If Amoris Laetitia had its origin with Cardinal Kasper, after its publication, the Holy Father entrusted its authentic interpretation to another German-speaking prelate, Cardinal Christoph Schönborn of Vienna. That was an unusual step, as usually the authentic interpretation of papal documents is given by the Congregation for the Doctrine of the Faith (CDF) and its prefect.
That very prefect, Cardinal Gerhard Müller, led the opposition to Cardinal Schönborn’s interpretation, demonstrating that in many ways this was an intramural German dispute being imposed on the entire Church. After a year of not toeing the Schönborn line on Amoris Laetitia, Cardinal Mueller was dismissed from office by Pope Francis.
When serious questions were raised about the teaching of Amoris Laetitia, they found expression in the dubia of the four cardinals, two of which were German — Cardinals Joachim Meisner (who died nearly a year ago) and Walter Brandmüller.
In January 2017, Pope Francis demanded the resignation of the head of the Knights of Malta and suspended the 900-year-old lay religious order’s ordinary governance. The upshot was that the leadership of the Knights of Malta was placed into German hands, in a maneuver not unrelated to a dispute over tens of millions of euros.

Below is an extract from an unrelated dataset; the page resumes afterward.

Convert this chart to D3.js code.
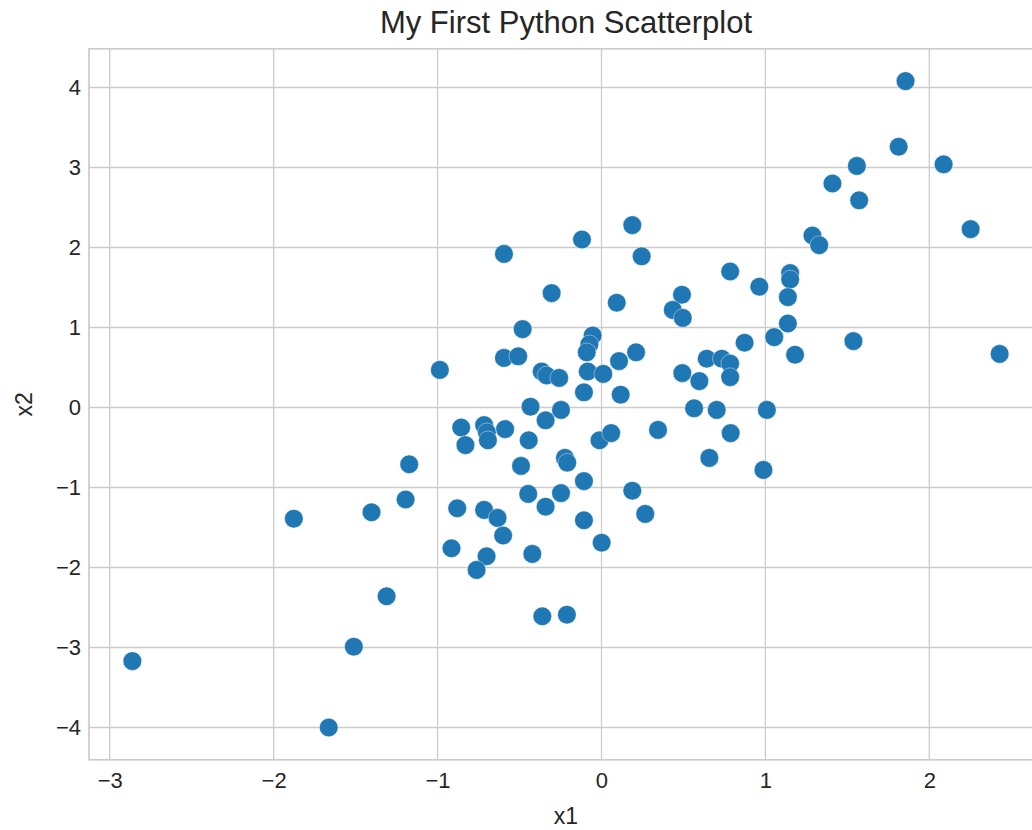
<!DOCTYPE html>
<html>
<head>
<meta charset="utf-8">
<script src="https://cdn.jsdelivr.net/npm/d3@7"></script>
<style>
  html, body { margin: 0; padding: 0; background: #ffffff; }
  svg { display: block; }
  text { font-family: "Liberation Sans", Arial, sans-serif; fill: #262626; }
</style>
</head>
<body>
<svg id="chart" width="1032" height="830"></svg>
<script>
const titleText = "My First Python Scatterplot";
const xLabel = "x1";
const yLabel = "x2";
const xTicks = [-3, -2, -1, 0, 1, 2];
const yTicks = [-4, -3, -2, -1, 0, 1, 2, 3, 4];

const x1 = [1.855, 1.813, 1.558, 2.087, 1.409, 1.572, 1.287, 1.328, 2.252, 0.188,
  -0.119, 0.245, -0.595, 0.785, 1.151, 1.151, 0.963, -0.304, 0.491, 0.093,
  1.137, 0.435, 0.496, -0.481, 1.137, -0.054, 1.054, 0.873, 1.537, -0.074,
  -0.090, 0.211, 1.181, 2.429, -0.595, -0.508, 0.642, 0.734, 0.785, 0.107,
  -0.986, -0.084, -0.365, -0.335, -0.258, 0.011, 0.493, 0.597, 0.785, -0.107,
  0.117, -0.433, 0.565, 0.703, 1.009, -0.247, -0.341, -0.856, -0.716, -0.699,
  -0.693, -0.588, -0.444, -0.012, 0.059, 0.345, 0.788, -0.830, -1.173, -0.491,
  -0.223, -0.209, 0.658, 0.988, -0.107, -0.447, -0.247, 0.188, -1.195, -1.877,
  -1.403, -0.880, -0.716, -0.341, -0.634, 0.267, -0.107, -0.600, 0.001, -0.915,
  -0.701, -0.422, -0.762, -1.311, -0.361, -0.211, -1.511, -2.862, -1.664];

const x2 = [4.08, 3.26, 3.02, 3.04, 2.80, 2.59, 2.15, 2.03, 2.23, 2.28,
  2.10, 1.89, 1.92, 1.70, 1.68, 1.60, 1.51, 1.43, 1.41, 1.31,
  1.38, 1.22, 1.12, 0.98, 1.05, 0.90, 0.88, 0.81, 0.83, 0.79,
  0.69, 0.69, 0.66, 0.67, 0.62, 0.64, 0.61, 0.61, 0.55, 0.58,
  0.47, 0.45, 0.45, 0.40, 0.37, 0.42, 0.43, 0.33, 0.38, 0.19,
  0.16, 0.01, -0.01, -0.03, -0.03, -0.03, -0.16, -0.25, -0.22, -0.31,
  -0.41, -0.27, -0.41, -0.41, -0.32, -0.28, -0.32, -0.47, -0.71, -0.73,
  -0.63, -0.69, -0.63, -0.78, -0.92, -1.08, -1.07, -1.04, -1.15, -1.39,
  -1.31, -1.26, -1.28, -1.24, -1.38, -1.33, -1.41, -1.60, -1.69, -1.76,
  -1.86, -1.83, -2.03, -2.36, -2.61, -2.59, -2.99, -3.17, -4.00];

const points = x1.map((v, i) => ({ x: v, y: x2[i] }));

const W = 1032, H = 830;
const plot = { left: 89, top: 48.8, width: 954, height: 711 };

function padded(arr) {
  const [lo, hi] = d3.extent(arr);
  const m = (hi - lo) * 0.05;
  return [lo - m, hi + m];
}

const xScale = d3.scaleLinear().domain(padded(x1)).range([plot.left, plot.left + plot.width]);
const yScale = d3.scaleLinear().domain(padded(x2)).range([plot.top + plot.height, plot.top]);

const svg = d3.select("#chart");
const grid = "#cccccc";

svg.append("defs").append("clipPath").attr("id", "clip")
  .append("rect").attr("x", plot.left).attr("y", plot.top)
  .attr("width", plot.width).attr("height", plot.height);

const g = svg.append("g");
g.selectAll("line.vx").data(xTicks).enter().append("line")
  .attr("x1", d => xScale(d)).attr("x2", d => xScale(d))
  .attr("y1", plot.top).attr("y2", plot.top + plot.height)
  .attr("stroke", grid).attr("stroke-width", 1.3);
g.selectAll("line.hy").data(yTicks).enter().append("line")
  .attr("y1", d => yScale(d)).attr("y2", d => yScale(d))
  .attr("x1", plot.left).attr("x2", plot.left + plot.width)
  .attr("stroke", grid).attr("stroke-width", 1.3);

svg.append("rect")
  .attr("x", plot.left).attr("y", plot.top)
  .attr("width", plot.width).attr("height", plot.height)
  .attr("fill", "none").attr("stroke", grid).attr("stroke-width", 1.7);

const xAxis = d3.axisBottom(xScale).tickValues(xTicks).tickSize(0).tickPadding(13).tickFormat(d3.format("d"));
const yAxis = d3.axisLeft(yScale).tickValues(yTicks).tickSize(0).tickPadding(8).tickFormat(d3.format("d"));

const gx = svg.append("g").attr("transform", `translate(0,${plot.top + plot.height})`).call(xAxis);
const gy = svg.append("g").attr("transform", `translate(${plot.left},0)`).call(yAxis);
[gx, gy].forEach(a => {
  a.select(".domain").remove();
  a.selectAll("text").attr("font-size", 22).attr("fill", "#262626")
    .style("font-family", '"Liberation Sans", Arial, sans-serif');
});

svg.append("g").attr("clip-path", "url(#clip)")
  .selectAll("circle").data(points).enter().append("circle")
  .attr("cx", d => xScale(d.x)).attr("cy", d => yScale(d.y))
  .attr("r", 9.3)
  .attr("fill", "#1f77b4")
  .attr("stroke", "#ffffff").attr("stroke-width", 0.4);

svg.append("text")
  .attr("x", plot.left + plot.width / 2).attr("y", 33)
  .attr("text-anchor", "middle").attr("font-size", 31)
  .text(titleText);

svg.append("text")
  .attr("x", plot.left + plot.width / 2).attr("y", 824)
  .attr("text-anchor", "middle").attr("font-size", 23)
  .text(xLabel);

svg.append("text")
  .attr("transform", `translate(32,${plot.top + plot.height / 2}) rotate(-90)`)
  .attr("text-anchor", "middle").attr("font-size", 23)
  .text(yLabel);
</script>
</body>
</html>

In September 2017, the Holy Father issued new regulations for liturgical translations that gave more authority to national bishops’ conferences. The immediate effect will be that the German and Italian bishops’ conferences, who had simply refused to implement translation decisions taken under Pope Benedict, will now be rewarded for their intransigence. Indeed, the richest countries will benefit most from the new rules, as liturgical translations are massively expensive in terms of money and personnel.
In March 2018, the “lettergate” fiasco that led to the partial resignation of the Vatican’s communications chief, Msgr. Dario Viganó, was about the decision to include in a series of booklets on the theology of Pope Francis a well-known German theologian who had been a long and vocal critic of Pope St. John Paul II and Pope Benedict XVI. It was the inclusion of that organizer of “anti-papal initiatives” that led Benedict to refuse to endorse the project.
Forty years ago, the French journalist André Frossard wrote about the first days of Pope John Paul II, “This pope does not come from Poland. He comes from Galilee.”
One might say, five years in, that Pope Francis, undoubtedly Latin American, also comes from Germany.